As repression intensifies in Iran, society confronts a system sustained by fear, while the EU faces a choice between escalation or protecting civil society and de-escalation
Voices want to scream, but mouths are forced shut. Minds want to write, but hands are made dead by fear, injury, and exhaustion. Feet want to march, but legs are broken – sometimes literally. Families still pace outside courts and mortuaries, searching for the disappeared. Doctors are arrested for treating the injured, as are lawyers for defending their clients. Some – blinded by shotgun pellets to the face – have been condemned to a life without a future; others carry wounds that will never fully heal. What has become of Iran? These are not isolated horrors. They are the lived face of a system that has run out of legitimacy – and now seeks to rule by fear.
Over recent weeks, uprisings began again in Iran with bread-and-butter pressures: inflation, unpaid wages, a collapsing currency – shaped by domestic misrule and worsened by external sanctions. Sanctions and coercive financial measures imposed by the United States and its allies have inflicted real harm on ordinary people. But they do not explain why protest becomes rupture.
What drives people into the streets is not only economic pain, but the obscene inequality of a system built on rent-seeking, privilege, and loyalty networks. Large parts of society have reached a harsh conclusion: hardship is not accidental. It is the product of impunity, corruption, and discrimination, maintained through institutional violence. The repression we’ve witnessed – among the most horrific in recent years – is a strategy to force society back into fear. And people are refusing a widening gulf that leaves the majority struggling while those tied to power live above the law.
Over time, governance has ceased to be government of the people. Elections have been hollowed out. Civil society has been pushed towards suffocation. Opposition figures have been killed, imprisoned, silenced, or kept under house arrest. Critical media has been strangled. Trust has been burned away. And when a society can no longer imagine a path to dignity within the existing system, governing by fear becomes a dead end: it may delay change, but it cannot restore legitimacy.
None of this happens in a vacuum – and the European Union is not a bystander.
At this crucial juncture, the EU should stop defaulting to escalation and sanctions, and instead prioritise de-escalation while protecting Iranian civil society. That means making humanitarian carve-outs and payment channels that actually work, while tightening targeted measures on perpetrators rather than punishing society at large. It also means using Europe’s leverage – diplomatic and trade – with regional actors, including Israel, to prevent opportunistic interference that turns Iran’s crisis into a proxy theatre.
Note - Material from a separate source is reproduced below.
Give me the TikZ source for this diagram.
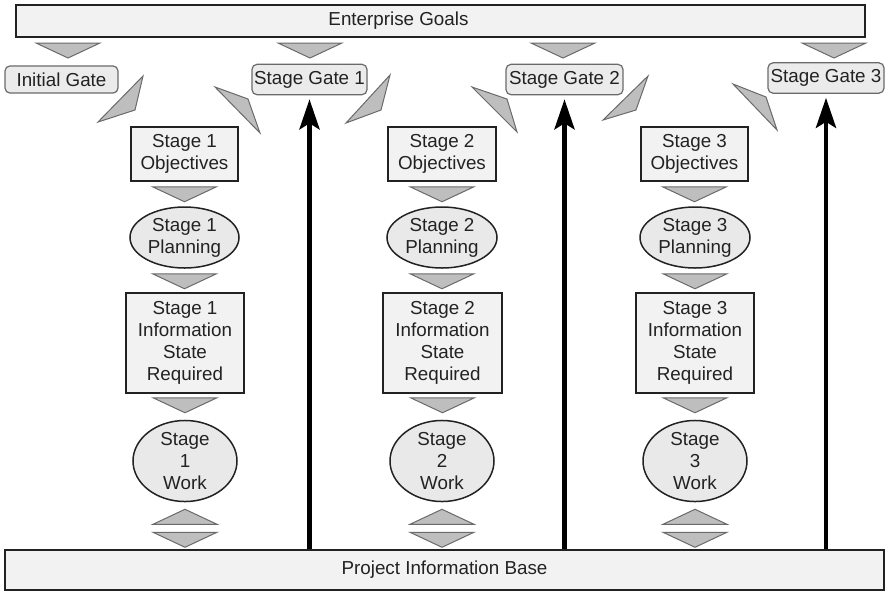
\documentclass[tikz,border=0pt]{standalone}
\usepackage{fontspec}
\setmainfont{Liberation Sans}
\usetikzlibrary{arrows.meta, calc, shapes.geometric}
\definecolor{ink}{HTML}{222222}
\definecolor{boxbg}{HTML}{F2F2F2}
\definecolor{ellbg}{HTML}{E9E9E9}
\definecolor{gatebg}{HTML}{EBEBEB}
\definecolor{tribg}{HTML}{BEBEBE}
\definecolor{triline}{HTML}{6A6A6A}
\newcommand{\stagefont}{\fontsize{9.4}{11}\selectfont}
% down / up chevrons, #1 = base centre, #2 = offset in px
\newcommand{\tridown}[2]{\draw[chevron] ($(#1)+(-32,#2)$) -- ($(#1)+(32,#2)$) -- ($(#1)+(0,#2+15)$) -- cycle;}
\newcommand{\triup}[2]{\draw[chevron] ($(#1)+(-32,#2)$) -- ($(#1)+(32,#2)$) -- ($(#1)+(0,#2-15)$) -- cycle;}
\tikzset{
  wide bar/.style={
    rectangle,
    draw=ink,
    line width=0.75pt,
    fill=boxbg,
    text=ink,
    font=\stagefont
  },
  gate/.style={
    rectangle,
    rounded corners=2.5pt,
    draw=triline,
    line width=0.6pt,
    fill=gatebg,
    text=ink,
    font=\stagefont,
    minimum height=13.5pt,
    inner xsep=1pt
  },
  task box/.style={
    rectangle,
    draw=ink,
    line width=0.75pt,
    fill=boxbg,
    text=ink,
    align=center,
    font=\stagefont,
    inner sep=0pt
  },
  task ellipse/.style={
    ellipse,
    draw=ink,
    line width=0.75pt,
    fill=ellbg,
    text=ink,
    align=center,
    font=\stagefont,
    inner sep=0pt
  },
  chevron/.style={draw=triline, fill=tribg, line width=0.5pt},
  feed/.style={
    -{Stealth[length=15pt, width=10pt, inset=3pt]},
    line width=2.4pt,
    draw=black
  }
}

\begin{document}
\begin{tikzpicture}[x=0.5pt, y=-0.5pt]
  \useasboundingbox (0,0) rectangle (885,591);

  % goals and information base
  \node[wide bar, minimum width=424.5pt, minimum height=16pt] (goals) at (440.5,21) {Enterprise Goals\kern42pt};
  \node[wide bar, minimum width=439.5pt, minimum height=20pt] (pib) at (444.5,570) {Project Information Base};

  % gates
  \node[gate, minimum width=56.5pt] (init) at (61.5,79.5) {Initial Gate};
  \node[gate, minimum width=57.5pt] (gate1) at (309.5,79.5) {Stage Gate 1};
  \node[gate, minimum width=58.5pt] (gate2) at (564.5,79.5) {Stage Gate 2};
  \node[gate, minimum width=58pt] (gate3) at (826,78) {Stage Gate 3};

  % stage 1
  \node[task box, minimum width=53.5pt, minimum height=27pt] (obj1) at (184.5,154) {Stage 1\\Objectives};
  \node[task ellipse, minimum width=54.5pt, minimum height=30.5pt] (plan1) at (184.5,237.5) {Stage 1\\Planning};
  \node[task box, minimum width=59pt, minimum height=50pt] (info1) at (185,343) {Stage 1\\Information\\State\\Required};
  \node[task ellipse, minimum width=52pt, minimum height=40pt] (work1) at (185,461) {Stage\\1\\Work};

  % stage 2
  \node[task box, minimum width=54pt, minimum height=27pt] (obj2) at (442,154) {Stage 2\\Objectives};
  \node[task ellipse, minimum width=55pt, minimum height=30.5pt] (plan2) at (442,237.5) {Stage 2\\Planning};
  \node[task box, minimum width=59.5pt, minimum height=50pt] (info2) at (442.5,343) {Stage 2\\Information\\State\\Required};
  \node[task ellipse, minimum width=52pt, minimum height=40pt] (work2) at (442,461) {Stage\\2\\Work};

  % stage 3
  \node[task box, minimum width=53.5pt, minimum height=27pt] (obj3) at (694.5,154) {Stage 3\\Objectives};
  \node[task ellipse, minimum width=55pt, minimum height=30.5pt] (plan3) at (695,237.5) {Stage 3\\Planning};
  \node[task box, minimum width=59pt, minimum height=50pt] (info3) at (695,343) {Stage 3\\Information\\State\\Required};
  \node[task ellipse, minimum width=52pt, minimum height=40pt] (work3) at (695,461) {Stage\\3\\Work};

  % chevrons under the goals
  \tridown{68,37}{6}
  \tridown{310,37}{6}
  \tridown{563,37}{6}
  \tridown{834,37}{6}

  % chevrons down each stage
  \tridown{obj1.south}{5}  \tridown{plan1.south}{5}  \tridown{info1.south}{4}
  \tridown{obj2.south}{5}  \tridown{plan2.south}{5}  \tridown{info2.south}{4}
  \tridown{obj3.south}{5}  \tridown{plan3.south}{5}  \tridown{info3.south}{4}
  \triup{work1.south}{22}  \tridown{work1.south}{30}
  \triup{work2.south}{22}  \tridown{work2.south}{30}
  \triup{work3.south}{22}  \tridown{work3.south}{30}

  % gate chevrons
  \draw[chevron] (143,76) -- (135,110) -- (98,122) -- cycle;
  \draw[chevron] (215,87) -- (248,99) -- (260,133) -- cycle;
  \draw[chevron] (390,75) -- (381,110) -- (346,123) -- cycle;
  \draw[chevron] (472,87) -- (507,99) -- (517,132) -- cycle;
  \draw[chevron] (648,76) -- (636,110) -- (603,120) -- cycle;
  \draw[chevron] (733,84) -- (766,97) -- (777,130) -- cycle;

  % information base feeds the gates
  \draw[feed] (gate1 |- pib.north) -- ([yshift=-2pt]gate1.south);
  \draw[feed] (gate2 |- pib.north) -- ([yshift=-2pt]gate2.south);
  \draw[feed] (gate3 |- pib.north) -- ([yshift=-2pt]gate3.south);
\end{tikzpicture}
\end{document}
But the decisive struggle is Iran’s. Iranians wish to see a democratic transition free of violence, foreign interference, and domestic despotism – no war, no externally imposed leaders, no geopolitical “salvation” delivered at gunpoint.
For Iran, that begins with immediate de-escalation: an end to lethal repression and the release of all political prisoners. This must be followed by a genuine reopening of political life – lifting bans on political organisations, guaranteeing freedom of the press, and allowing independent civic organising – so society can breathe again.
From there, a credible route to self-determination becomes possible: a referendum leading to a constituent assembly for a new, secular constitutional order, shaped by Iranians themselves. Recent experiences elsewhere – including Chile’s broadly participatory and deliberative constitutional process – show how such assemblies can serve as arenas for societal reckoning rather than elite bargains.
For that process to be real rather than managed, the machinery of fear must be dismantled: executions and mass sentencing halted, emergency security rule lifted, information blackouts ended, and journalists, lawyers, and civic organisers protected. Without these conditions, any constituent process risks reproducing control rather than enabling democratic choice.
And before more blood is spilled, Khamenei must resign, while security units responsible for recent massacres are dismantled and held accountable – not as retribution, but to make de-escalation and a transition possible.
The alternatives are not abstract: escalation towards war, indefinite repression enforced by fear, or an elite-managed transition brokered from outside – all of which have repeatedly ended in catastrophe for ordinary people.
The steps outlined above do not presume goodwill from those in power; they are proposed because every alternative path carries far higher risks of bloodshed and regional escalation – a lose-lose scenario for Iran, its people, and the wider region, even if those alternatives are viewed by some as strategically advantageous.
The task for those of us outside Iran is to defend Iranian agency as the country charts a way out of theocracy and towards democracy.